Sadly, it’s the second person in this scenario who feels pressurized to show up no matter how unwell they are (physically or mentally) because they’ve bought into the ‘show up unless you’re dead’ mentality which is perpetuated by examples like those listed at the beginning of this article.
This harmful and frankly outdated mentality has no place in the modern workplace. It has been proven time and again that when staff are encouraged to put their physical and mental wellbeing first, their work performance improves and is far more consistent. People who know that their employers genuinely care about their wellbeing are far more willing to go the extra mile; because they know that they are more than just a worker bee in the eyes of their employer, they are a human with needs that have to be respected and supported.
I’m sure we can all identify with the following scenario (which just goes to show how embedded this ‘work or die’ mentality is in our minds whether consciously or not):
You’ve been up all night rushing to and from the bathroom with some kind of stomach bug and by the time the sun rises, you’re thoroughly exhausted and in no fit state to work. But instead of immediately calling in sick, you lie in a state of anxiety and doubt whether you really need the day off at all? You’re stressing because you know that inevitably, one of your colleagues is going to raise the question of whether you’re actually unwell or just bunking off.

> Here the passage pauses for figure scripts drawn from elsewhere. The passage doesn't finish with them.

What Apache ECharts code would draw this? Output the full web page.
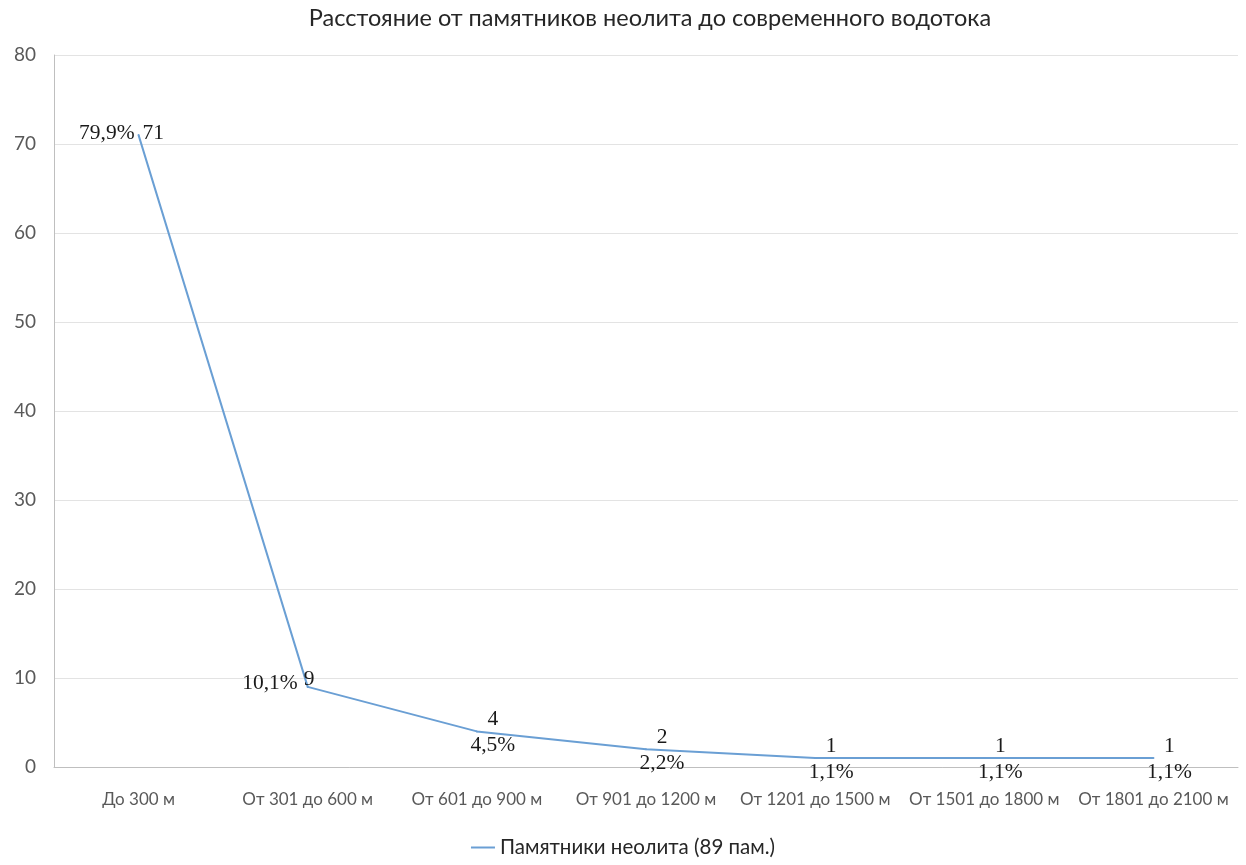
<!DOCTYPE html>
<html>
<head>
<meta charset="utf-8">
<script src="https://cdn.jsdelivr.net/npm/echarts@6/dist/echarts.min.js"></script>
<style>html,body{margin:0;padding:0;background:#fff}#c{width:1246px;height:865px}</style>
</head>
<body>
<div id="c"></div>
<script>
const categories = ['До 300 м','От 301 до 600 м','От 601 до 900 м','От 901 до 1200 м','От 1201 до 1500 м','От 1501 до 1800 м','От 1801 до 2100 м'];
const counts = [71, 9, 4, 2, 1, 1, 1];
const percents = ['79,9%','10,1%','4,5%','2,2%','1,1%','1,1%','1,1%'];
const seriesName = 'Памятники неолита (89 пам.)';
const titleText = 'Расстояние от памятников неолита до современного водотока';
const yTicks = {min: 0, max: 80, interval: 10};

const lineColor = '#6a9fd4';
const labelFont = {fontFamily: 'Liberation Serif', fontSize: 21.5, color: '#1a1a1a'};
const valueData = counts.map((v, i) => {
  let label;
  if (i === 0) label = {position: 'right', offset: [-2, -2]};
  else if (i === 1) label = {position: 'right', offset: [-10, -8]};
  else label = {position: 'top', offset: [16, 5]};
  return {value: v, label: Object.assign({show: true}, labelFont, label)};
});
const pctData = counts.map((v, i) => {
  let label;
  if (i === 0) label = {position: 'left', offset: [2, -2]};
  else if (i === 1) label = {position: 'left', offset: [-4, -4]};
  else label = {position: 'bottom', offset: [16, -3]};
  return {value: v, label: Object.assign({show: true, formatter: percents[i]}, labelFont, label)};
});

const chart = echarts.init(document.getElementById('c'), null, {renderer: 'canvas'});
chart.setOption({
  animation: false,
  backgroundColor: '#fff',
  title: {
    text: titleText, left: 645, top: 1, textAlign: 'center',
    textStyle: {fontFamily: 'Lato', fontSize: 23.5, fontWeight: 'normal', color: '#262626'}
  },
  legend: {
    data: [{name: seriesName, itemStyle: {color: lineColor}}], bottom: 2, left: 'center',
    itemWidth: 24, itemHeight: 2, icon: 'rect', itemGap: 4,
    textStyle: {fontFamily: 'Lato', fontSize: 20.5, color: '#262626'}
  },
  grid: {left: 54, right: 8, top: 55, bottom: 98, containLabel: false},
  xAxis: {
    type: 'category', data: categories, boundaryGap: true,
    axisLine: {lineStyle: {color: '#bfbfbf'}},
    axisTick: {show: false},
    axisLabel: {interval: 0, fontFamily: 'Lato', fontSize: 17, color: '#595959', margin: 24}
  },
  yAxis: {
    type: 'value', min: yTicks.min, max: yTicks.max, interval: yTicks.interval,
    axisLine: {show: true, lineStyle: {color: '#bfbfbf'}},
    axisTick: {show: false},
    splitLine: {lineStyle: {color: '#e3e3e3'}},
    axisLabel: {fontFamily: 'Lato', fontSize: 19, color: '#595959', margin: 18}
  },
  series: [
    {
      name: seriesName, type: 'line', data: valueData, smooth: false,
      showSymbol: true, symbol: 'circle', symbolSize: 2,
      lineStyle: {color: lineColor, width: 2},
      itemStyle: {color: lineColor}
    },
    {
      name: 'pct', type: 'line', data: pctData, silent: true,
      showSymbol: true, symbol: 'circle', symbolSize: 2,
      lineStyle: {width: 0, color: 'transparent'}, itemStyle: {color: 'transparent'}
    }
  ]
});
</script>
</body>
</html>
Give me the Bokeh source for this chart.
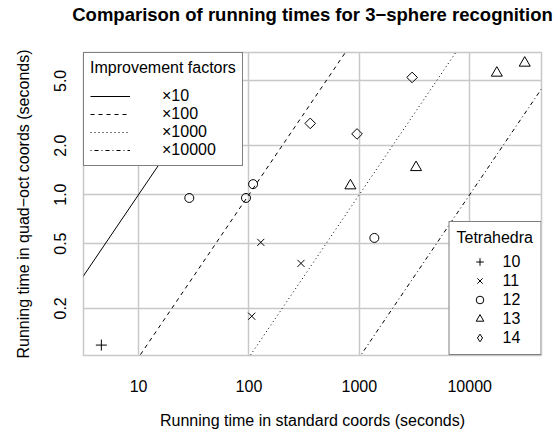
import math
from bokeh.plotting import figure
from bokeh.models import Range1d, FixedTicker, Legend, LegendItem, PrintfTickFormatter, Title
from bokeh.embed import file_html
from bokeh.resources import INLINE

# ---------------- data ----------------
title_text = "Comparison of running times for 3\u2212sphere recognition"
x_label = "Running time in standard coords (seconds)"
y_label = "Running time in quad\u2212oct coords (seconds)"

x_ticks = [10, 100, 1000, 10000]
y_ticks = [0.2, 0.5, 1.0, 2.0, 5.0]

factors = [10, 100, 1000, 10000]
factor_labels = ["\u00d710", "\u00d7100", "\u00d71000", "\u00d710000"]
factor_dashes = ["solid", "4 4", "1 3", "1 3 4 3"]

tet_labels = ["10", "11", "12", "13", "14"]
tet10_x = [4.6]
tet10_y = [0.119]
tet11_x = [106, 128, 296]
tet11_y = [0.179, 0.509, 0.378]
tet12_x = [28.8, 94, 109, 1368]
tet12_y = [0.954, 0.954, 1.16, 0.542]
tet13_x = [830, 3265, 17600, 31500]
tet13_y = [1.135, 1.47, 5.59, 6.44]
tet14_x = [359, 953, 3006]
tet14_y = [2.74, 2.36, 5.25]

x_lo, x_hi = 3.17, 44700
y_lo, y_hi = 0.1027, 7.47

FONT = "Liberation Sans"
GRID = "#c8c8c8"

p = figure(width=554, height=434, x_axis_type="log", y_axis_type="log",
           x_range=Range1d(x_lo, x_hi), y_range=Range1d(y_lo, y_hi),
           output_backend="svg", toolbar_location=None,
           min_border_left=83, min_border_right=13, min_border_top=52, min_border_bottom=79)

# main title; a blank spacer title sits between it and the frame
p.title.text = title_text
p.title.text_font = FONT
p.title.text_font_size = "18.5px"
p.title.text_font_style = "bold"
p.title.align = "center"
p.title.text_color = "black"
p.title.standoff = 0
spacer = Title(text=" ", text_font=FONT, text_font_size="23px", standoff=0)
p.add_layout(spacer, "above")

p.xaxis.ticker = FixedTicker(ticks=x_ticks)
p.yaxis.ticker = FixedTicker(ticks=y_ticks)
p.xaxis.formatter = PrintfTickFormatter(format="%d")
p.yaxis.formatter = PrintfTickFormatter(format="%.1f")
p.xaxis.axis_label = x_label
p.yaxis.axis_label = y_label
p.yaxis.major_label_orientation = "vertical"

for ax in (p.xaxis[0], p.yaxis[0]):
    ax.axis_line_color = None
    ax.major_tick_line_color = None
    ax.minor_tick_line_color = None
    ax.major_tick_out = 0
    ax.major_tick_in = 0
    ax.minor_tick_out = 0
    ax.minor_tick_in = 0
    ax.major_label_text_font = FONT
    ax.major_label_text_font_size = "16px"
    ax.major_label_text_color = "black"
    ax.axis_label_text_font = FONT
    ax.axis_label_text_font_size = "16px"
    ax.axis_label_text_font_style = "normal"
    ax.axis_label_text_color = "black"

p.xaxis.major_label_standoff = 24
p.xaxis.axis_label_standoff = 17
p.yaxis.major_label_standoff = 17
p.yaxis.axis_label_standoff = 20

p.xgrid.grid_line_color = GRID
p.ygrid.grid_line_color = GRID
p.xgrid.grid_line_width = 1.5
p.ygrid.grid_line_width = 1.5
p.outline_line_color = GRID
p.outline_line_width = 1.5
p.background_fill_color = "white"
p.border_fill_color = "white"

# improvement factor lines y = x / factor
line_x = [1.0, 1.0e5]
line_renderers = []
for f, dash in zip(factors, factor_dashes):
    r = p.line(line_x, [v / f for v in line_x], line_color="black", line_width=1, line_dash=dash)
    line_renderers.append(r)

common = dict(line_color="black", fill_color=None, line_width=1)
s10 = p.scatter(tet10_x, tet10_y, marker="cross", size=11, **common)
s11 = p.scatter(tet11_x, tet11_y, marker="x", size=10, **common)
s12 = p.scatter(tet12_x, tet12_y, marker="circle", size=9, **common)
s13 = p.scatter(tet13_x, tet13_y, marker="triangle", size=11, **common)
s14 = p.scatter(tet14_x, tet14_y, marker="square", angle=math.pi / 4, size=7.5, **common)
# legend key for the diamond symbol (same data, hidden on the plot itself)
s14_key = p.scatter(tet14_x, tet14_y, marker="diamond", size=10, visible=False, **common)

leg1 = Legend(items=[LegendItem(label=l, renderers=[r]) for l, r in zip(factor_labels, line_renderers)],
              title="Improvement factors", location="top_left")
leg2 = Legend(items=[LegendItem(label=l, renderers=[r]) for l, r in zip(tet_labels, [s10, s11, s12, s13, s14_key])],
              title="Tetrahedra", location="bottom_right")

for lg in (leg1, leg2):
    lg.margin = 0
    lg.border_line_color = "black"
    lg.border_line_width = 1
    lg.background_fill_color = "white"
    lg.background_fill_alpha = 1.0
    lg.label_text_font = FONT
    lg.label_text_font_size = "16px"
    lg.label_text_color = "black"
    lg.title_text_font = FONT
    lg.title_text_font_size = "16px"
    lg.title_text_font_style = "normal"
    lg.title_text_color = "black"
    lg.spacing = 0
    lg.click_policy = "none"

leg1.padding = 6
leg1.title_standoff = 10
leg1.label_height = 18
leg1.glyph_height = 18
leg1.glyph_width = 40
leg1.label_standoff = 32

leg2.padding = 7
leg2.title_standoff = 5
leg2.label_height = 19
leg2.glyph_height = 19
leg2.glyph_width = 46
leg2.label_standoff = 0

p.add_layout(leg1, "center")
p.add_layout(leg2, "center")

open("out.html", "w").write(file_html(p, INLINE))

Funny that he’s sick today when we have this big event on…
Don’t you think it’s odd that just yesterday he mentioned how tired he is and how much he’d like a day off?
We’ve heard it all before. Maybe we’ve been the person speculating these things about someone else. Regardless, instead of simply taking the time we need to recover, we either drag ourselves to work when we really shouldn’t or else we take the day off and spend all day stressing instead of relaxing and recovering in peace.
Worse than this physical example are the hundreds or even thousands of people who are struggling with a mental illness and who feel unable to ask for much needed time off because of it. Up until fairly recently, asking for a day off because of mental health trouble was unheard of or seen as insufficient cause for a sick day. And even today, even though a lot of the stigma surrounding mental illness has been broken down, how many of us would feel truly comfortable calling in and saying ‘I can’t come into work today because I’ve had three panic attacks during the night and I’m absolutely shattered.’
I know I’d struggle to make that call and I know it’s because I’d fear judgement or a lack of empathy from the person on the other end of the line.
The only way to overcome and eradiate the ‘work or die’ way of thinking is to start with ourselves. When someone speculates that a colleague off sick is ‘faking it’ or ‘not sick enough to take the day off’ – call them out on it! When a colleague who you know suffers from a mental illness is seen to be struggling, take them aside and offer help or just an understanding shoulder to lean on.
Encourage your company to educate all employees about mental health and to adopt a more empathic and caring approach to employee relations generally. Get some strategies in place to help people to prioritize their wellbeing while still giving their all at work. This balance is possible with the right tools at your disposal. Start with yourself, and then strive to help others. This is where all positive change begins.